Since my last post in this thread 3.5 years ago, Noctua has come out with new 120mm fans, which outperform the still venerable NF-f12.
I also have developed a lot more experience experimenting with powerful fans and controlling their speeds, and directing their flow.

The Newish Noctua A12x15 now resides on my Danfoss condenser, the 15mm fan width leaves 10 more MM behind my fridge for scavenging air from behind the fan in the cabinet. This fan is also quieter than the NF-f12 but draws more amperage and performs equally well attached to my condenser. I did not take before and after duty cycle measurements when I installed this fan but the overall amp draw remained the same, and it was quieter than the NF-f12.

My NF-F12 is now 6 years old and since aquisition of the A12x15, is relocated to exhaust the adjacent partition of the fridge cabinet, and is on 24/7/365, using the low noise adapters/ inline resistor cables in the winter months.
I've just updated my 1.8 cubic foot Vitrifrigo's door seals with an inner D seal inside the original door seal, and an exterior soft foam door seal cradling the whole door perimeter and other tiny additional insulation miodifications, and my average AH consumed per hour is now 0.42AH each hour , in 75f ambient and 0.46AH in 88F ambinet. Which is down more than 1/3 from before the door seal modifications and significantly better than I hoped for and expected..

Noctua has a newish A12x25 fan, which, when mounted to push air against a resistance like a fridge condenser, they claim outperforms 2 NF-F12s when mounted to a computer heatsink, very similar to a fridge condenser, in a push pull configuration. I've no personal experience with this specific fan, but the computer nerds are raving about it. I hope they make a high rpm industrial version of it soon.

Noctua also has come out with a NA-fc1 PWM speed controller for their PWM fans, or any PWM fans under 2 or 3 amps. One can power PWM fans with higher amp draw than this, directly, just using the output pwm blue wire to control PWM fan speed. PWM fans have 4 wires, Fans with only three wires are not PWM fans, the 3rd wire is to tell the computer mother board the fan rpm, the 4th wire is the PWM signal for controlling fan speed. I have cobbled together a PWM signal generator successfully, but the Noctua speed controller is a way better solution. Noctua's yellow wire is the power +, black the - green and blue are rpm signal and PWM.

Noctua also has 2k and 3K rpm industrial versions of the NF-F12 as well as some other fans, and the 3K rpm NF-F12 version has huge static pressure ratings and ~110CFM. I had issues with the 3K version of the NF-f12 and got 2 warranty replacements, then when those too failed, asked for 140mm versions instead as warranty replacements, and have had no issues with the 140's.
Noctua warranty service is great, I got new Fans delivered from Austria to California or Florida in less than a week after contacting them. They were perplexed by my high failure rate and sent UPS shipping labels so they could inspect the failed units, which I gladly packed up and mailed off at no cost to me.

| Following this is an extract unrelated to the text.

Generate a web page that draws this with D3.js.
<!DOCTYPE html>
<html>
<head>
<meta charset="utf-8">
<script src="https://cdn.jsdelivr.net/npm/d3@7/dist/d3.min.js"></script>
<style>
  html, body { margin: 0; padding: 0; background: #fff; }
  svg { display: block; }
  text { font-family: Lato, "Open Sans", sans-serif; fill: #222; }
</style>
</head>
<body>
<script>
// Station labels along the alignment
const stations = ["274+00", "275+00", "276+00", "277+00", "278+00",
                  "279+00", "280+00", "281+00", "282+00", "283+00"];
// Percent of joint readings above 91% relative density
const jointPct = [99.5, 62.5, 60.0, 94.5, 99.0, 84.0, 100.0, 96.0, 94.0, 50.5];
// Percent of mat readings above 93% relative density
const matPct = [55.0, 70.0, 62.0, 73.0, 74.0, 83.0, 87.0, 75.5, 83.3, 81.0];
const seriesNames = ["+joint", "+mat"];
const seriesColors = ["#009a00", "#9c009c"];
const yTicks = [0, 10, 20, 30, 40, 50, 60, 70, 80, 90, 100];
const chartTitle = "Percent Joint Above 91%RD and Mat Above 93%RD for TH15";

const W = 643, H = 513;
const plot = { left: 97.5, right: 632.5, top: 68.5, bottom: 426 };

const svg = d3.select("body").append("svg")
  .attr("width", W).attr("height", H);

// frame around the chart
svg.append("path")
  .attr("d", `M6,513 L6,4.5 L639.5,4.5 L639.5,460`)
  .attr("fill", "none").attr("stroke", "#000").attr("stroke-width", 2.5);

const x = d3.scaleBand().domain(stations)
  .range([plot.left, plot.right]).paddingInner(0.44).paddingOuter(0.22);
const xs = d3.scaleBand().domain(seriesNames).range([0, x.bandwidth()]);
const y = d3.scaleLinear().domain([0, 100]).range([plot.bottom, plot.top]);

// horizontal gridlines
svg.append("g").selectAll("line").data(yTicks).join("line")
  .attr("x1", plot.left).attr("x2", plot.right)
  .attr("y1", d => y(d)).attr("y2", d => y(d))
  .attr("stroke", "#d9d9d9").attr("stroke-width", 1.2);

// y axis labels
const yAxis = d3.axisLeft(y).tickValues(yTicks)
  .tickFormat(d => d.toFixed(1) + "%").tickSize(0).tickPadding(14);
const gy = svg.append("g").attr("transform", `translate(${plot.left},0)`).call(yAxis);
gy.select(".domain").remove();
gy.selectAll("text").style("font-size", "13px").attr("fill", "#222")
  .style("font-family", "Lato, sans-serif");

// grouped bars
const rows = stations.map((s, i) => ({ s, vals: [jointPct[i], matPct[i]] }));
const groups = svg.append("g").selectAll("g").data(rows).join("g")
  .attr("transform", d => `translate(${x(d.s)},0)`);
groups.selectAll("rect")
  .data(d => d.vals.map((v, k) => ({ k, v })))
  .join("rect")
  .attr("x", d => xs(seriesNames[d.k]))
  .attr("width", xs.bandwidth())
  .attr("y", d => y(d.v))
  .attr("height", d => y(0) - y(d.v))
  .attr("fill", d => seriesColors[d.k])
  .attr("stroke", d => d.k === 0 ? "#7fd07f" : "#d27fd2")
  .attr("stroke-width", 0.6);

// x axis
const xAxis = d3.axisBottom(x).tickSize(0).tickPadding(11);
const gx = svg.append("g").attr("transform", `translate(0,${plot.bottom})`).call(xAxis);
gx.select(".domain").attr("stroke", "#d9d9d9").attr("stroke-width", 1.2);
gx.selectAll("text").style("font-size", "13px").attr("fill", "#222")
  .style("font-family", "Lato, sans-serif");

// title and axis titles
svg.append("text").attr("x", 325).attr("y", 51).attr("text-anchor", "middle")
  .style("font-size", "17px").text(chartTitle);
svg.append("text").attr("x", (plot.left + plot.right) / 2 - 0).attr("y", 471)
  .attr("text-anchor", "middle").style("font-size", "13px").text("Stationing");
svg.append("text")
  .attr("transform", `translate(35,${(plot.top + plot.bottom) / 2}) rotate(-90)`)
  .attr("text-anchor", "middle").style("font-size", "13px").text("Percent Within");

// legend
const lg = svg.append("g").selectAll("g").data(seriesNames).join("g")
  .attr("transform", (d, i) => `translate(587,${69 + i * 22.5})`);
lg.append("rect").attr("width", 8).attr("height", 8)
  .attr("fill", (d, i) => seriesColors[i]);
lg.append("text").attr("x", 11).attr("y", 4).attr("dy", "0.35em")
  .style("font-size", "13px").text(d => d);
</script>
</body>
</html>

I recommend users peel back the sticker on the hub of computer fans and cover the solder joints on the circuit board where the wires enter with clear nail polish or something similar, I use Amazing Goop, but its tolulene stank sticks around a bit too long afterwards, if one is sensitive to that. Almost every fan failure I have had is due to corrosion that forms here. Some can be resoldered and function again, some show the corrosion has wicked along the edge of the circuit board, or some other component released its magic smoke.

I love computer fans, and While Noctua design and engineering and warranty service are hard to beat, I am a big fan of high rpm 38mm thick 120mm and 92mm Delta fans. I am not controlling their speed via PWM on the 4th wire on fans designed with such, but using a sub 2$ 5 amp voltage bucker with a XL40015 chip ( much better than the previous LM2596 3 amp chip) , that I remove the tiny 10K ohm, sometimes 50K ohm, voltage trimpot and add wires to a remote 10 turn bourns potentiometer of the correct resistance to get the full range of speed. These are not low power, nor are they quiet fans, at 12 volts, but they will slow to nearly silent and very low amp draws (sub 0.05a, even through the bucker), at around 6.9 volts.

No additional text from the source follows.